VLP muss wissen, dass Herta B. in Benzin zusteigen will. Deshalb ruft sie allerspätestens zwei Stunden vor der Abfahrt in der Informationszentrale an, deren Nummer sie in ihrem Briefkasten gefunden hat. Und wenn nun 12 Senioren zur selben Zeit zur Gymnastik nach Lübz mitfahren wollen? Stefan Lösel: „Dann schicken wir einen größeren Bus, wir wissen ja, wie viele Fahrgäste mitwollen.“ Auch wer mit Rollator oder Rollstuhl unterwegs ist, wird befördert. VLP schafft eigens in Parchim umgebaute VW Caddys an, die dafür gerüstet sind.
Der Rufbus hält an der dafür vorgesehenen Haltestelle im Dorf. Hier finden sich auch noch einmal alle Zubringer-Fahrzeiten und Anschlüsse in großen Schaukästen, die nach und nach anmontiertwerden. Der Service kostet nur einen Euro zum normalen Tarif dazu.
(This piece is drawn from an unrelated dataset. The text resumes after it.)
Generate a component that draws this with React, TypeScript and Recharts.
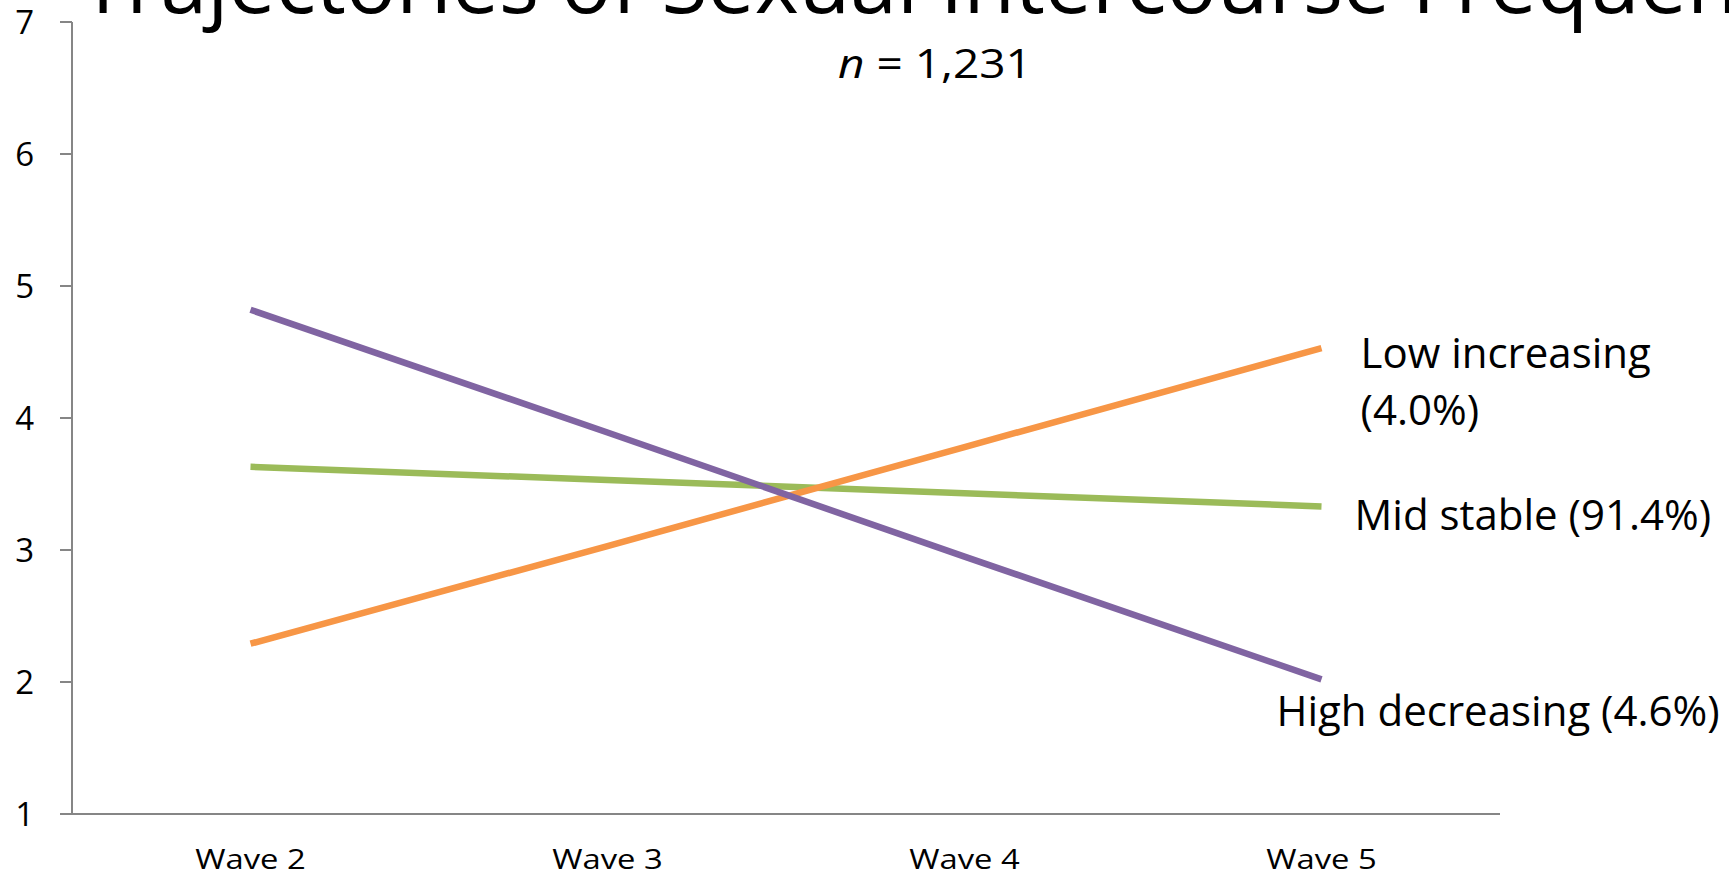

Das steht auf dem Fahrplan an der Rufbus-Haltestelle. In diesem Fall gibt es Anschlüsse nach Plau und nach Parchim. Sollte der Rufbus Verspätung haben, gibt es für den Busbereich eine Lösung. Stefan Lösel: „Wir lassen keinen stehen. Notfalls fährt der Rufbus dem Anschlussbus hinterher.“
Die Rücktour funktioniert wie die Hinfahrt nach telefonischer Anmeldung – mit einem Plus, das zeigt, wie sehr die VLP-Leute im Sinne der Fahrgäste mitdenken. „Wenn es die verkehrlichen Bedingungen zulassen, hält der Rufbus vor der Haustür“, verrät Stefan Lösel. Denn Herta B. schaffte die 500 Meter zur Haltestelle mit leeren Einkaufstüten locker, aber vollbepackt könnte es auf der Rücktour schwierig werden, die 500 Meter zurückzulegen.
Zum normalen Fahrpreis nach Tarif kommt für den Rufbus eine Servicepauschale von einem Euro dazu.
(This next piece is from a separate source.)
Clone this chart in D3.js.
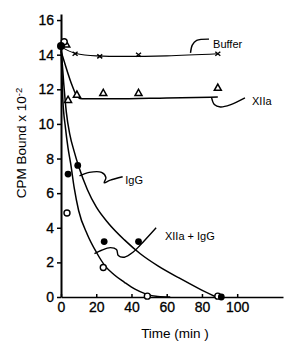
<!DOCTYPE html>
<html>
<head>
<meta charset="utf-8">
<script src="https://cdn.jsdelivr.net/npm/d3@7"></script>
<style>
  body { margin: 0; background: #fff; }
  svg { display: block; font-family: "Liberation Sans", Arial, sans-serif; }
</style>
</head>
<body>
<svg id="chart"></svg>
<script>
const width = 290, height = 343;

// tick labels
const timeTicks = [0, 20, 40, 60, 80, 100];
const cpmTicks = [0, 2, 4, 6, 8, 10, 12, 14, 16];

// measured points [time (min), CPM bound x 10^-2]
const bufferPts = [[8, 14.05], [22, 13.9], [44, 14.0], [89, 14.05]];
const xiiaPts = [[3, 14.6], [4, 11.4], [9, 11.7], [24, 11.8], [44, 11.8], [89, 12.1]];
const iggPts = [[0, 14.5], [4, 7.1], [9.5, 7.6], [24.5, 3.2], [44, 3.2], [91, 0]];
const xiiaIggPts = [[1.8, 14.75], [3.4, 4.85], [24, 1.7], [49, 0.05], [89, 0.05]];

// fitted curves
const bufferFit = [[0, 14.45], [8, 14.08], [20, 13.93], [35, 13.9], [60, 13.93], [89, 14.05]];
const xiiaFit = [[0, 14.2], [2, 13.55], [4, 12.9], [6, 12.3], [8, 11.8], [9.5, 11.55], [12, 11.45], [30, 11.45], [60, 11.5], [89, 11.55]];
const iggFit = [[0, 14.5], [1.5, 12.4], [3, 10.7], [5, 9.4], [7.5, 8.4], [10, 7.55], [15, 6.2], [20, 5.2], [27, 4.25], [36, 3.3], [45, 2.5], [55, 1.8], [67, 1.1], [78, 0.5], [88, 0]];
const xiiaIggFit = [[0, 14.5], [1, 11.5], [2.5, 9.8], [4, 8.6], [5.5, 7.7], [7.5, 6.3], [10, 5.0], [15, 3.6], [20, 2.6], [25, 1.8], [30, 1.3], [36, 0.85], [42, 0.45], [48, 0.18], [55, 0.03], [62, 0]];

// curve labels and their leader lines (data units)
const labels = [
  { text: "Buffer", at: [86.3, 14.6], leader: [[73.5, 14.1], [74.5, 14.55], [77, 14.82], [84, 14.9]] },
  { text: "XIIa", at: [108.4, 11.3], leader: [[85.5, 11.5], [87, 11.12], [90.5, 10.98], [96, 11.1], [104.4, 11.5]] },
  { text: "IgG", at: [36.5, 6.75], leader: [[10.5, 7.0], [16, 7.2], [23, 7.2], [25.5, 6.9], [24.5, 6.6], [28, 6.75], [35, 6.95]] },
  { text: "XIIa + IgG", at: [59, 3.5], leader: [[54, 4.0], [45, 3.0], [41, 2.6], [36, 2.3], [32.5, 2.4], [31.5, 2.75], [28, 2.85], [23, 2.7], [19, 2.5]] }
];

const svg = d3.select("#chart")
  .attr("width", width)
  .attr("height", height);

const x = d3.scaleLinear().domain([0, 126]).range([61, 283]);
const y = d3.scaleLinear().domain([0, 16.35]).range([297, 14]);

// axes
const xAxis = svg.append("g")
  .attr("transform", `translate(0,${y(0)})`)
  .call(d3.axisBottom(x).tickValues(timeTicks).tickSize(-3).tickPadding(5).tickSizeOuter(0));
const yAxis = svg.append("g")
  .attr("transform", `translate(${x(0)},0)`)
  .call(d3.axisLeft(y).tickValues(cpmTicks).tickSize(4).tickPadding(3).tickSizeOuter(0));

[xAxis, yAxis].forEach(g => {
  g.select(".domain").attr("stroke", "#000").attr("stroke-width", 1.6);
  g.selectAll(".tick line").attr("stroke", "#000").attr("stroke-width", 1.5);
  g.selectAll(".tick text")
    .attr("fill", "#000")
    .attr("stroke", "#000")
    .attr("stroke-width", 0.3)
    .style("font-size", "14px")
    .style("font-family", "'Liberation Sans', Arial, sans-serif");
});
yAxis.select(".domain").attr("stroke-width", 2);

// axis titles
svg.append("text")
  .attr("x", 175)
  .attr("y", 338)
  .attr("text-anchor", "middle")
  .style("font-size", "13.5px")
  .text("Time (min )");

const yTitle = svg.append("text")
  .attr("transform", "translate(26,143) rotate(-90)")
  .attr("text-anchor", "middle")
  .style("font-size", "13.5px");
yTitle.append("tspan").text("CPM Bound x 10");
yTitle.append("tspan").attr("dy", "-0.45em").style("font-size", "9.5px").text("-2");

// fitted curves
const fitLine = d3.line()
  .x(d => x(d[0]))
  .y(d => y(d[1]))
  .curve(d3.curveMonotoneX);

[bufferFit, xiiaFit, iggFit, xiiaIggFit].forEach((fit, i) => {
  svg.append("path")
    .datum(fit)
    .attr("fill", "none")
    .attr("stroke", "#000")
    .attr("stroke-width", i === 0 ? 1.1 : 1.5)
    .attr("d", fitLine);
});

// leaders and labels
const leaderLine = d3.line()
  .x(d => x(d[0]))
  .y(d => y(d[1]))
  .curve(d3.curveCatmullRom);

labels.forEach(l => {
  svg.append("path")
    .datum(l.leader)
    .attr("fill", "none")
    .attr("stroke", "#000")
    .attr("stroke-width", 1.4)
    .attr("d", leaderLine);
  svg.append("text")
    .attr("x", x(l.at[0]))
    .attr("y", y(l.at[1]))
    .attr("dy", "0.35em")
    .style("font-size", "11px")
    .text(l.text);
});

// markers
svg.selectAll(".buffer")
  .data(bufferPts)
  .enter().append("path")
  .attr("class", "buffer")
  .attr("transform", d => `translate(${x(d[0])},${y(d[1])})`)
  .attr("d", "M-2.5,-2L2.5,2M-2.5,2L2.5,-2")
  .attr("stroke", "#000")
  .attr("stroke-width", 1.4);

svg.selectAll(".xiia")
  .data(xiiaPts)
  .enter().append("path")
  .attr("class", "xiia")
  .attr("transform", d => `translate(${x(d[0])},${y(d[1])})`)
  .attr("d", "M0,-3.5L3.5,2.8L-3.5,2.8Z")
  .attr("fill", "#fff")
  .attr("stroke", "#000")
  .attr("stroke-width", 1.5);

svg.selectAll(".xiiaigg")
  .data(xiiaIggPts)
  .enter().append("circle")
  .attr("class", "xiiaigg")
  .attr("cx", d => x(d[0]))
  .attr("cy", d => y(d[1]))
  .attr("r", 3)
  .attr("fill", "#fff")
  .attr("stroke", "#000")
  .attr("stroke-width", 1.4);

svg.selectAll(".igg")
  .data(iggPts)
  .enter().append("circle")
  .attr("class", "igg")
  .attr("cx", d => x(d[0]))
  .attr("cy", d => y(d[1]))
  .attr("r", (d, i) => i === 0 ? 4 : 3.4)
  .attr("fill", "#000");
</script>
</body>
</html>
Bis zum endgültigen Start ändern sich vielleicht noch Details. Jeder Fahrgast bekommt aber für seine persönliche Rufbusfläche rechtzeitig vor dem Start die genauen Fahrmöglichkeiten und Anschlüsse zugeschickt. Auch der interaktive Liniennetzplan im Internet zeigt beim Klick auf die Haltestelle alle Daten inklusive Foto.
Ziel des neuen Angebots ist es natürlich, mehr Fahrgäste für den Öffentlichen Personennahverkehr zu gewinnen. Perspektivisch profitiert davon sogar die Bahn. Denn der Rufbus fährt den Fahrgast aus Tessenow auch zum Bahnhof Parchim, wo er vielleicht in den Zug steigt. Die Mobilität wird spürbar wachsen und damit auch der Wert von Grundstücken auf dem Land. So ist der Rufbus auch ein Ergebnis lauter Rufe – denen nach noch besseren Verkehrsangeboten. Schön, dass die VLP-Macher zugehört haben.